[What you will do] Exclude images, then output the remaining data verbatim.

Code that draws figures
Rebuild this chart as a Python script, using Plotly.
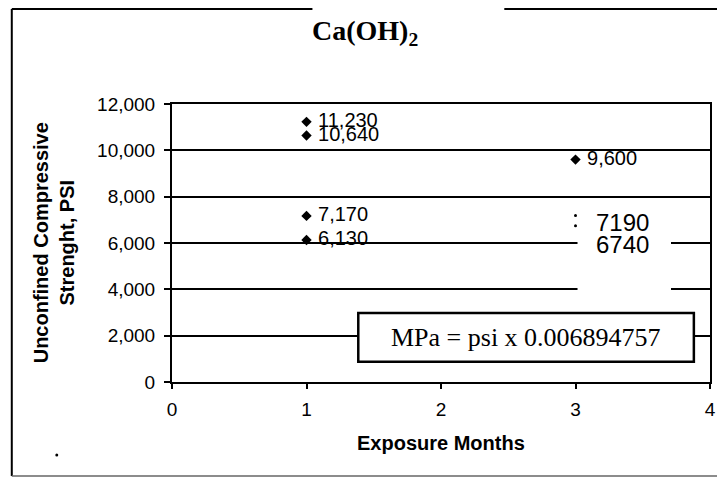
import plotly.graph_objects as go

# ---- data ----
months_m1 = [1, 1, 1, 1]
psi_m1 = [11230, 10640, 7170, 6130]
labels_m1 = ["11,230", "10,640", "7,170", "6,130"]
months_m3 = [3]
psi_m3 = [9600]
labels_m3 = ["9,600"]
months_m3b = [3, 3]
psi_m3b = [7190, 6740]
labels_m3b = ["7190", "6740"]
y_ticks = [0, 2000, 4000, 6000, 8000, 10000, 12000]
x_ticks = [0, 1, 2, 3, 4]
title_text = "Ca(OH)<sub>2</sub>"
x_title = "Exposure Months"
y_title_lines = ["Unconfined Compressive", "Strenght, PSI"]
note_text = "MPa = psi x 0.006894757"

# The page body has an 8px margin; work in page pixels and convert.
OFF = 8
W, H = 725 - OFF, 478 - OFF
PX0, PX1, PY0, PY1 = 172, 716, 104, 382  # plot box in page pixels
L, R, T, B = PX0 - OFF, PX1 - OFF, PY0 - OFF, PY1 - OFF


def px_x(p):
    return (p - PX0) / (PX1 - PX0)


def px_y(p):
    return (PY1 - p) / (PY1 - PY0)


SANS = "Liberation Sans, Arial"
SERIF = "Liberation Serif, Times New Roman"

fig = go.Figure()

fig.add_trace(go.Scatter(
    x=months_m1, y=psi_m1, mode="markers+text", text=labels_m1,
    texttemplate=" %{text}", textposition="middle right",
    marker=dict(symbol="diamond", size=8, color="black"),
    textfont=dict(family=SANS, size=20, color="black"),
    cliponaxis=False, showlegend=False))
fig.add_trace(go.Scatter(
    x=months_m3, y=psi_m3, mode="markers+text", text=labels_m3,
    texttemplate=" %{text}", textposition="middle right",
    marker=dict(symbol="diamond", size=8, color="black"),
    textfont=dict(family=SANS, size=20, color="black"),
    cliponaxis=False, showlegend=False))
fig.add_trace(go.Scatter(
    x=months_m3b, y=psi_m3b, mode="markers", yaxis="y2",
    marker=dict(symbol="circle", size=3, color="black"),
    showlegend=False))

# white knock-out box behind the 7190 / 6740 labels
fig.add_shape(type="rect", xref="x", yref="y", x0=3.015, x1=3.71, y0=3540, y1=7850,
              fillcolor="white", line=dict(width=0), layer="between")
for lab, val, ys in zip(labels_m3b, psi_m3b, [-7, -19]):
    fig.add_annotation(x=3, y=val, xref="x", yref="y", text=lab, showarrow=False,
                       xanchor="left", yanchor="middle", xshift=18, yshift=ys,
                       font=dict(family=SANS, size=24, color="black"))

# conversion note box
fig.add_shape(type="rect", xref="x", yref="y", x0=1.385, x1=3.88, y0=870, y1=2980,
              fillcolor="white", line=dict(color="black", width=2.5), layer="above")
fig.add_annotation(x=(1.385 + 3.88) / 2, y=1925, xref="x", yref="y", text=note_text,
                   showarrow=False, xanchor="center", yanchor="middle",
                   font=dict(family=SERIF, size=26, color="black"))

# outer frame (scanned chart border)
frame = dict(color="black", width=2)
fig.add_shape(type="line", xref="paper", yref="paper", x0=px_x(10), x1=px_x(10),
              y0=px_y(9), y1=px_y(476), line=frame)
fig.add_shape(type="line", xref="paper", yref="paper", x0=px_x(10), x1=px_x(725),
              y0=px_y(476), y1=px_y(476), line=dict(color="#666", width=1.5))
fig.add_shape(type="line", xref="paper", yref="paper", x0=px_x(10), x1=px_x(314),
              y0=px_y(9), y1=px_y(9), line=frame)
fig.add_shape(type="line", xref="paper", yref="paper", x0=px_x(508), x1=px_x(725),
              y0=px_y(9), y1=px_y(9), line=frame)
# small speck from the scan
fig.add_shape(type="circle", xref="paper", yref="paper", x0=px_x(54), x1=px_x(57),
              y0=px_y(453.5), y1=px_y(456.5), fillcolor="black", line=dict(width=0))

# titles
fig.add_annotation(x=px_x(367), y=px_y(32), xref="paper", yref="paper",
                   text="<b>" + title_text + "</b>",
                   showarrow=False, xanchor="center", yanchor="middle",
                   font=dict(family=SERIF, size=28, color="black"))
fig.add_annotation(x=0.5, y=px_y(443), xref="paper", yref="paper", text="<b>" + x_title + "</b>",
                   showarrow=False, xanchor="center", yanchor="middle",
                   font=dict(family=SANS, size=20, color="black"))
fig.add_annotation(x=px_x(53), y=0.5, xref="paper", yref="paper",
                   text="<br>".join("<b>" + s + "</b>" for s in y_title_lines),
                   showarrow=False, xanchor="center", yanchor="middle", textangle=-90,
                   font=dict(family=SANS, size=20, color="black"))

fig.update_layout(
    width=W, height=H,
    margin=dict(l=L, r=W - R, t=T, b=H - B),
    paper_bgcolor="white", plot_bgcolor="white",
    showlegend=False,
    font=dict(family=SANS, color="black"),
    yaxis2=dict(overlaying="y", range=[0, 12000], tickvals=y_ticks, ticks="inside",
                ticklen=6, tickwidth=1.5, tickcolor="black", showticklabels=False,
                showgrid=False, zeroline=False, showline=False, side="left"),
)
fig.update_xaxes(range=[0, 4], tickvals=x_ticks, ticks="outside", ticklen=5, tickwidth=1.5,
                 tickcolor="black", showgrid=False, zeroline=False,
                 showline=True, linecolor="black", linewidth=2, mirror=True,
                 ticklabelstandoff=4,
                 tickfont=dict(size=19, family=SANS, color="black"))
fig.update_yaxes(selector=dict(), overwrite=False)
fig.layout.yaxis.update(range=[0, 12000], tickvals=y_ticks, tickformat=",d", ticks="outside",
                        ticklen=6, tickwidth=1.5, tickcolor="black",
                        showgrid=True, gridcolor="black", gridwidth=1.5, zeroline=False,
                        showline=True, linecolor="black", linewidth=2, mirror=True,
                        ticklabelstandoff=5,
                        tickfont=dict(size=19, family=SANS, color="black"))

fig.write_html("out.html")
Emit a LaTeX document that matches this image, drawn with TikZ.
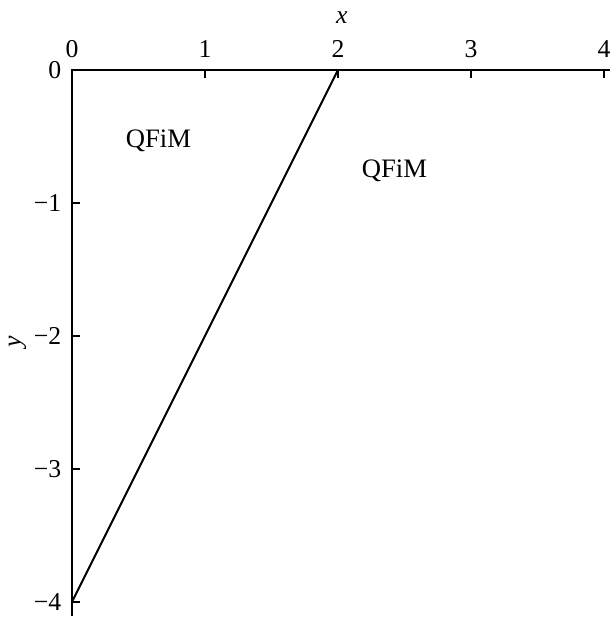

[Correct output]
Rebuild this chart as a Python script, using Plotly.
import plotly.graph_objects as go

# ---- data ----
months_m1 = [1, 1, 1, 1]
psi_m1 = [11230, 10640, 7170, 6130]
labels_m1 = ["11,230", "10,640", "7,170", "6,130"]
months_m3 = [3]
psi_m3 = [9600]
labels_m3 = ["9,600"]
months_m3b = [3, 3]
psi_m3b = [7190, 6740]
labels_m3b = ["7190", "6740"]
y_ticks = [0, 2000, 4000, 6000, 8000, 10000, 12000]
x_ticks = [0, 1, 2, 3, 4]
title_text = "Ca(OH)<sub>2</sub>"
x_title = "Exposure Months"
y_title_lines = ["Unconfined Compressive", "Strenght, PSI"]
note_text = "MPa = psi x 0.006894757"

# The page body has an 8px margin; work in page pixels and convert.
OFF = 8
W, H = 725 - OFF, 478 - OFF
PX0, PX1, PY0, PY1 = 172, 716, 104, 382  # plot box in page pixels
L, R, T, B = PX0 - OFF, PX1 - OFF, PY0 - OFF, PY1 - OFF


def px_x(p):
    return (p - PX0) / (PX1 - PX0)


def px_y(p):
    return (PY1 - p) / (PY1 - PY0)


SANS = "Liberation Sans, Arial"
SERIF = "Liberation Serif, Times New Roman"

fig = go.Figure()

fig.add_trace(go.Scatter(
    x=months_m1, y=psi_m1, mode="markers+text", text=labels_m1,
    texttemplate=" %{text}", textposition="middle right",
    marker=dict(symbol="diamond", size=8, color="black"),
    textfont=dict(family=SANS, size=20, color="black"),
    cliponaxis=False, showlegend=False))
fig.add_trace(go.Scatter(
    x=months_m3, y=psi_m3, mode="markers+text", text=labels_m3,
    texttemplate=" %{text}", textposition="middle right",
    marker=dict(symbol="diamond", size=8, color="black"),
    textfont=dict(family=SANS, size=20, color="black"),
    cliponaxis=False, showlegend=False))
fig.add_trace(go.Scatter(
    x=months_m3b, y=psi_m3b, mode="markers", yaxis="y2",
    marker=dict(symbol="circle", size=3, color="black"),
    showlegend=False))

# white knock-out box behind the 7190 / 6740 labels
fig.add_shape(type="rect", xref="x", yref="y", x0=3.015, x1=3.71, y0=3540, y1=7850,
              fillcolor="white", line=dict(width=0), layer="between")
for lab, val, ys in zip(labels_m3b, psi_m3b, [-7, -19]):
    fig.add_annotation(x=3, y=val, xref="x", yref="y", text=lab, showarrow=False,
                       xanchor="left", yanchor="middle", xshift=18, yshift=ys,
                       font=dict(family=SANS, size=24, color="black"))

# conversion note box
fig.add_shape(type="rect", xref="x", yref="y", x0=1.385, x1=3.88, y0=870, y1=2980,
              fillcolor="white", line=dict(color="black", width=2.5), layer="above")
fig.add_annotation(x=(1.385 + 3.88) / 2, y=1925, xref="x", yref="y", text=note_text,
                   showarrow=False, xanchor="center", yanchor="middle",
                   font=dict(family=SERIF, size=26, color="black"))

# outer frame (scanned chart border)
frame = dict(color="black", width=2)
fig.add_shape(type="line", xref="paper", yref="paper", x0=px_x(10), x1=px_x(10),
              y0=px_y(9), y1=px_y(476), line=frame)
fig.add_shape(type="line", xref="paper", yref="paper", x0=px_x(10), x1=px_x(725),
              y0=px_y(476), y1=px_y(476), line=dict(color="#666", width=1.5))
fig.add_shape(type="line", xref="paper", yref="paper", x0=px_x(10), x1=px_x(314),
              y0=px_y(9), y1=px_y(9), line=frame)
fig.add_shape(type="line", xref="paper", yref="paper", x0=px_x(508), x1=px_x(725),
              y0=px_y(9), y1=px_y(9), line=frame)
# small speck from the scan
fig.add_shape(type="circle", xref="paper", yref="paper", x0=px_x(54), x1=px_x(57),
              y0=px_y(453.5), y1=px_y(456.5), fillcolor="black", line=dict(width=0))

# titles
fig.add_annotation(x=px_x(367), y=px_y(32), xref="paper", yref="paper",
                   text="<b>" + title_text + "</b>",
                   showarrow=False, xanchor="center", yanchor="middle",
                   font=dict(family=SERIF, size=28, color="black"))
fig.add_annotation(x=0.5, y=px_y(443), xref="paper", yref="paper", text="<b>" + x_title + "</b>",
                   showarrow=False, xanchor="center", yanchor="middle",
                   font=dict(family=SANS, size=20, color="black"))
fig.add_annotation(x=px_x(53), y=0.5, xref="paper", yref="paper",
                   text="<br>".join("<b>" + s + "</b>" for s in y_title_lines),
                   showarrow=False, xanchor="center", yanchor="middle", textangle=-90,
                   font=dict(family=SANS, size=20, color="black"))

fig.update_layout(
    width=W, height=H,
    margin=dict(l=L, r=W - R, t=T, b=H - B),
    paper_bgcolor="white", plot_bgcolor="white",
    showlegend=False,
    font=dict(family=SANS, color="black"),
    yaxis2=dict(overlaying="y", range=[0, 12000], tickvals=y_ticks, ticks="inside",
                ticklen=6, tickwidth=1.5, tickcolor="black", showticklabels=False,
                showgrid=False, zeroline=False, showline=False, side="left"),
)
fig.update_xaxes(range=[0, 4], tickvals=x_ticks, ticks="outside", ticklen=5, tickwidth=1.5,
                 tickcolor="black", showgrid=False, zeroline=False,
                 showline=True, linecolor="black", linewidth=2, mirror=True,
                 ticklabelstandoff=4,
                 tickfont=dict(size=19, family=SANS, color="black"))
fig.update_yaxes(selector=dict(), overwrite=False)
fig.layout.yaxis.update(range=[0, 12000], tickvals=y_ticks, tickformat=",d", ticks="outside",
                        ticklen=6, tickwidth=1.5, tickcolor="black",
                        showgrid=True, gridcolor="black", gridwidth=1.5, zeroline=False,
                        showline=True, linecolor="black", linewidth=2, mirror=True,
                        ticklabelstandoff=5,
                        tickfont=dict(size=19, family=SANS, color="black"))

fig.write_html("out.html")
Emit a LaTeX document that matches this image, drawn with TikZ.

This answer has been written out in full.